TASK PROMPT |
Gather every line in the records below that contains the word "uses".

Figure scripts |
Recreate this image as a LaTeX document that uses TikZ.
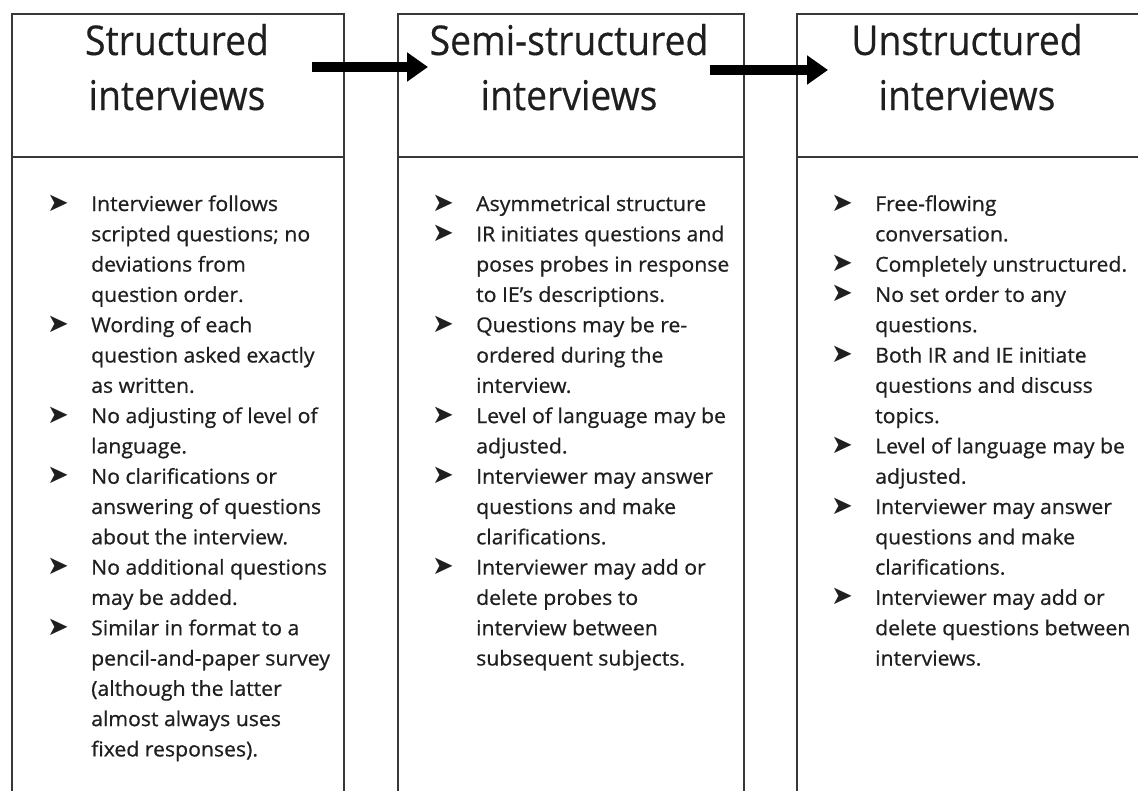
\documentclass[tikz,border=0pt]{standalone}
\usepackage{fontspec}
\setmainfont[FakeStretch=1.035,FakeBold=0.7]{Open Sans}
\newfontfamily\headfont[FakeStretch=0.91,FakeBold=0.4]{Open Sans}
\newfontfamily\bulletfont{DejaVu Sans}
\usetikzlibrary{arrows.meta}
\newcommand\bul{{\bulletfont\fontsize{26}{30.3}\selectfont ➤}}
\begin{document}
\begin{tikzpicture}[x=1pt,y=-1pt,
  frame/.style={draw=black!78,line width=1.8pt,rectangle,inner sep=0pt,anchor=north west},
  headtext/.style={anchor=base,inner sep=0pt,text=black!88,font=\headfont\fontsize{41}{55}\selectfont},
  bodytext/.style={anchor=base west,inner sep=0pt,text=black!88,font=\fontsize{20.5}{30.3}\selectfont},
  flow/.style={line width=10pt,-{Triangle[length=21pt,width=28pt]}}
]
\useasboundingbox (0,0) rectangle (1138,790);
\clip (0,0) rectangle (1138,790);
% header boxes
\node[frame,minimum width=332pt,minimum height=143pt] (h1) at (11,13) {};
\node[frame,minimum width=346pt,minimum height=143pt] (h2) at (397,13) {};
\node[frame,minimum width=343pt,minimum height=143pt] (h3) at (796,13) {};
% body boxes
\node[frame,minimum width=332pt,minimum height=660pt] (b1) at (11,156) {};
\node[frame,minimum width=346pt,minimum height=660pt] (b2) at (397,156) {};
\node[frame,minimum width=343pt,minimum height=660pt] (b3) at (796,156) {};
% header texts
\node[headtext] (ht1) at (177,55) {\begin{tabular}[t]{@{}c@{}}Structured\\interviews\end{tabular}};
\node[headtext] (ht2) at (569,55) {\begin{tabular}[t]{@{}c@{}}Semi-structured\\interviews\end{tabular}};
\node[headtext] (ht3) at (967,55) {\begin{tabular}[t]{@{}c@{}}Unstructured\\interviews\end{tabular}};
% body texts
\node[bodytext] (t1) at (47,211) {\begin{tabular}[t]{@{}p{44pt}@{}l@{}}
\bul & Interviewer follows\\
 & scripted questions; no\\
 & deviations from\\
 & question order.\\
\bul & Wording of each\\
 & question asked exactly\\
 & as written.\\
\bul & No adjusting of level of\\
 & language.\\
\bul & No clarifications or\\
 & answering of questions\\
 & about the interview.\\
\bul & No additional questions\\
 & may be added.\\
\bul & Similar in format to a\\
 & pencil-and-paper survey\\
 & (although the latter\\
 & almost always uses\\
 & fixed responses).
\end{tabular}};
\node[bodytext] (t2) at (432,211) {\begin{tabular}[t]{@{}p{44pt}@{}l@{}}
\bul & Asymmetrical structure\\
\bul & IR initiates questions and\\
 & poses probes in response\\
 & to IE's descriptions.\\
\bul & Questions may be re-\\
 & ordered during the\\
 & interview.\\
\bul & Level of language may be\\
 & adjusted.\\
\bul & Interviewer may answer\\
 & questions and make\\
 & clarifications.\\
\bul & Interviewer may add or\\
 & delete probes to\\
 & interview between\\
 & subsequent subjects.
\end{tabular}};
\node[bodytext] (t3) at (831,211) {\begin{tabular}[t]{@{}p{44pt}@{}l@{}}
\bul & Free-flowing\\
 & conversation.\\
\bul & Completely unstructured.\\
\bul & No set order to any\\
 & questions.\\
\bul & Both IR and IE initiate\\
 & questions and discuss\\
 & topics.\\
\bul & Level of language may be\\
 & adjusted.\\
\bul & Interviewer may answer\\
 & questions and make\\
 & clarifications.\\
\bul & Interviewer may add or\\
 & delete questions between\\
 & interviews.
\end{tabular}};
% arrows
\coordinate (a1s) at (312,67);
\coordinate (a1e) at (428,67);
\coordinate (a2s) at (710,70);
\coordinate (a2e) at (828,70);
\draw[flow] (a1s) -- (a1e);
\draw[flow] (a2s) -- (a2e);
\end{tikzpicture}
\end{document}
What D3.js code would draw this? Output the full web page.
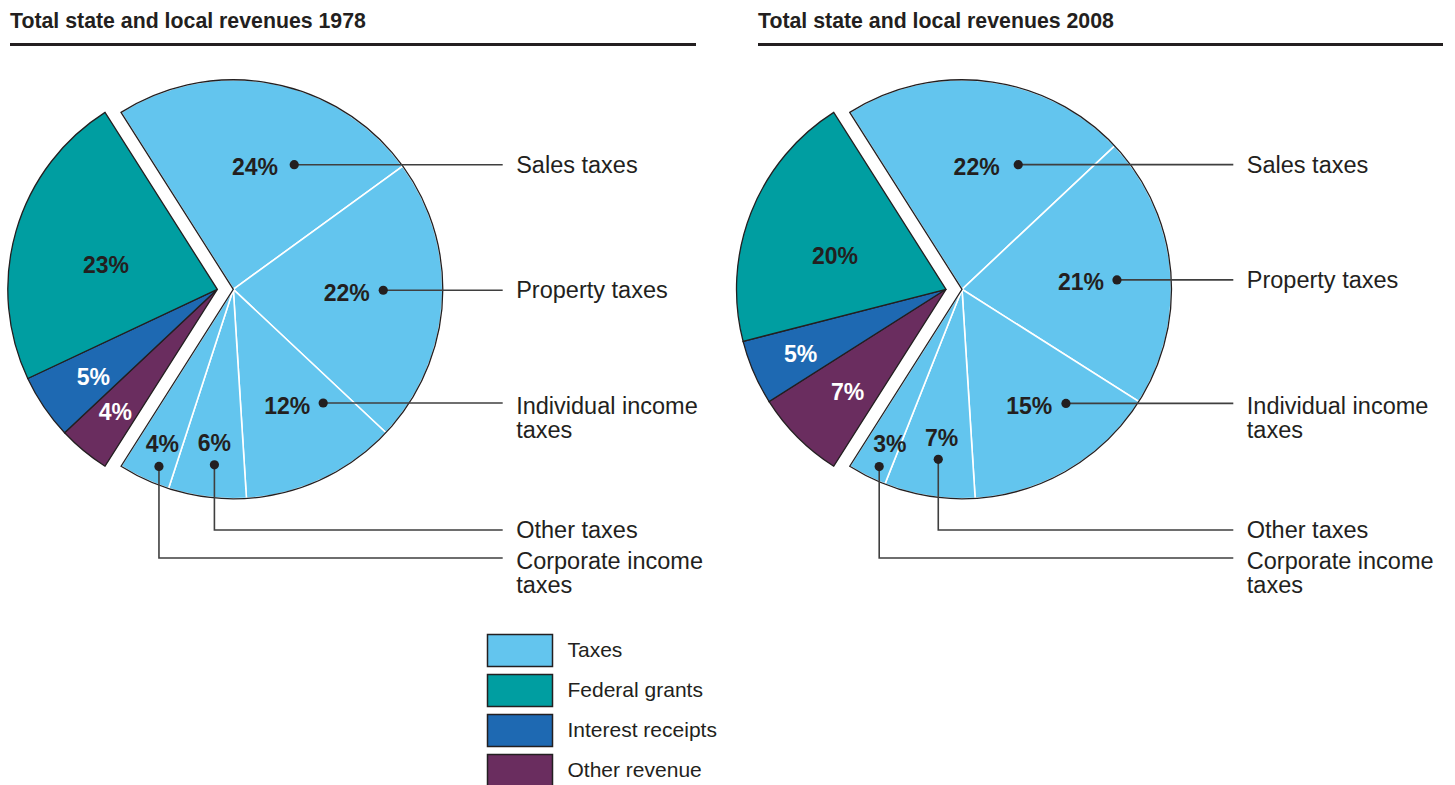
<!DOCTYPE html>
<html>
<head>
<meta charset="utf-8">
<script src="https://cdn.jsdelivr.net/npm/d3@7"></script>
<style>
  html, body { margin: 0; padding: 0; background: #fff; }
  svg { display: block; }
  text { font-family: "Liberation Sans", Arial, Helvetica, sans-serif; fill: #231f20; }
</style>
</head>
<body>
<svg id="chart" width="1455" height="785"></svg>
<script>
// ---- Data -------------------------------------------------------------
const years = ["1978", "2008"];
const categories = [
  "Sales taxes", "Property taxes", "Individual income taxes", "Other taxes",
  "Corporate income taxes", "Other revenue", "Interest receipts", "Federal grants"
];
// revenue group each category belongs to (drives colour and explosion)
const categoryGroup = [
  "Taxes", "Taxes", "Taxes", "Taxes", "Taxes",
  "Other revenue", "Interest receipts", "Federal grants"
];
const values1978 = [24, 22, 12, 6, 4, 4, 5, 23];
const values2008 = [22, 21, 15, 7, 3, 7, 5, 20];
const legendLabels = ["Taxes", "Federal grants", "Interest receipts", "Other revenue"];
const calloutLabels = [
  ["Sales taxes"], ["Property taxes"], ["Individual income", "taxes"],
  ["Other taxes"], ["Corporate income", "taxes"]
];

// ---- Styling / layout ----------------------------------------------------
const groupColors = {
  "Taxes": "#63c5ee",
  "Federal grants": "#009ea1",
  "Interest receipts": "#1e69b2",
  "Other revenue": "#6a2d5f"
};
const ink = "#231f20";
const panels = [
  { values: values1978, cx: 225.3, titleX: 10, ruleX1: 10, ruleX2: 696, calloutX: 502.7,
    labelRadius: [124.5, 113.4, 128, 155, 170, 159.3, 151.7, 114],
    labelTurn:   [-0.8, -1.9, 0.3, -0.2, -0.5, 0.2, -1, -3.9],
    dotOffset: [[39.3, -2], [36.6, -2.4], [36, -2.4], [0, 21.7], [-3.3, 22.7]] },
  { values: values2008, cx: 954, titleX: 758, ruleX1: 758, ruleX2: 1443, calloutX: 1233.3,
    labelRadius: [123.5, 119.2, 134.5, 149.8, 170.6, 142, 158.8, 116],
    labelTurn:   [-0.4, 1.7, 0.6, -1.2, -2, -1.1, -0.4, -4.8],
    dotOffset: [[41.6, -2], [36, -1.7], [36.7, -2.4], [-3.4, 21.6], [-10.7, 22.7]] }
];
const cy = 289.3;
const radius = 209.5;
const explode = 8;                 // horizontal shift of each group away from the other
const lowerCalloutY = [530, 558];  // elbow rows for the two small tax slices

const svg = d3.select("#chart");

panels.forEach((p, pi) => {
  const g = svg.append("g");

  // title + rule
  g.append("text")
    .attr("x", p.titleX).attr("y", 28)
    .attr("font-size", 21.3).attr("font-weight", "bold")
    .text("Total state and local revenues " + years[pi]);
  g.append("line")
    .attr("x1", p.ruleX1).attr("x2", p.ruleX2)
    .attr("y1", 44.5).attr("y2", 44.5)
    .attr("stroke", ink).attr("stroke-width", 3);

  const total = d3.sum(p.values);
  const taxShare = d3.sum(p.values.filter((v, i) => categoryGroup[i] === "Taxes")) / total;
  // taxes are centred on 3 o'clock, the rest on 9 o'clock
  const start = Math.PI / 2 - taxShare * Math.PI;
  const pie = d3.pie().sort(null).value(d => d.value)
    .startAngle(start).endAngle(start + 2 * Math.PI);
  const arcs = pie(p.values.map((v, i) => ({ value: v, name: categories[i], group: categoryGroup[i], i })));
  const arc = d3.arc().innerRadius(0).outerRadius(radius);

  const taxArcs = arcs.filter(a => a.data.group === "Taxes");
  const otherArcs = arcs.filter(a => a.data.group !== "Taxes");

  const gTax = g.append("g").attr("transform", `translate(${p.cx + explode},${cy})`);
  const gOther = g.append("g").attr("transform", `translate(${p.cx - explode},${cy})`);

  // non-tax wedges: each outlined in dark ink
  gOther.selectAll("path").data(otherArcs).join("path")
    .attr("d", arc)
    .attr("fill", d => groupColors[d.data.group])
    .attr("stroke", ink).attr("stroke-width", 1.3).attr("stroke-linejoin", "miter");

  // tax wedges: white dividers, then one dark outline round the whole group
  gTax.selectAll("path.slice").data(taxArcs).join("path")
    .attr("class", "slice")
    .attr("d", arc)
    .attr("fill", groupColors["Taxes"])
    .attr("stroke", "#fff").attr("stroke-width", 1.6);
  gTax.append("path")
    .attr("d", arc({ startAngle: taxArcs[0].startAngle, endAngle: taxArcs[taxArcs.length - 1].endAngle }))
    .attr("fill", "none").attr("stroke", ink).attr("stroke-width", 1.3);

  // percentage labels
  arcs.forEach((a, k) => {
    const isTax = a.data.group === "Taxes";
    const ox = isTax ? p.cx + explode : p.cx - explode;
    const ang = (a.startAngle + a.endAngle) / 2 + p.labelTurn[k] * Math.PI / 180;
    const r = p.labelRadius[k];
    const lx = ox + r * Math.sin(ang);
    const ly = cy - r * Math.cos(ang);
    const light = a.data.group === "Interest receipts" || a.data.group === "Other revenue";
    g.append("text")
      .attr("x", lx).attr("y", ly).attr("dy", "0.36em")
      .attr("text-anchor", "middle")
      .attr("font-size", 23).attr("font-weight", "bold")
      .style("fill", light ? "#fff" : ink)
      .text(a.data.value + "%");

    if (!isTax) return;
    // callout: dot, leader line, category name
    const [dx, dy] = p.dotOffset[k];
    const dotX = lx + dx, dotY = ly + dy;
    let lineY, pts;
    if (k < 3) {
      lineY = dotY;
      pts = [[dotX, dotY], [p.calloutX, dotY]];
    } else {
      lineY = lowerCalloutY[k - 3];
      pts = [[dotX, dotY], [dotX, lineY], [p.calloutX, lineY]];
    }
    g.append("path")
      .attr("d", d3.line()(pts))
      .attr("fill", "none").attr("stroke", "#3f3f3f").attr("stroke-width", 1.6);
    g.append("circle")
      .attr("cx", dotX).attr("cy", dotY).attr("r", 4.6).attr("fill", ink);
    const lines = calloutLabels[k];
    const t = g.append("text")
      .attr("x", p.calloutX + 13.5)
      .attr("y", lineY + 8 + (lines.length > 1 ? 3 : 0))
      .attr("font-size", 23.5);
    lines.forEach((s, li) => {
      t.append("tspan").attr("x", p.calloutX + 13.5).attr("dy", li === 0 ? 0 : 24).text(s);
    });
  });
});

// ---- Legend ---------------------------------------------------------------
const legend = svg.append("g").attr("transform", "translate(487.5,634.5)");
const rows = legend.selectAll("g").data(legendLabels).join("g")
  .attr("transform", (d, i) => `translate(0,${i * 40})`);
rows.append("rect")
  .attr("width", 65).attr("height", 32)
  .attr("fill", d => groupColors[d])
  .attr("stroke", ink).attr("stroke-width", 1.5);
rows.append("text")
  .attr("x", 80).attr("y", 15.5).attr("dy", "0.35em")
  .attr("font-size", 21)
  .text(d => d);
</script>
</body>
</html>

PROBLEM SOLUTION |
Recreate this image as a LaTeX document that uses TikZ.
 & almost always uses\\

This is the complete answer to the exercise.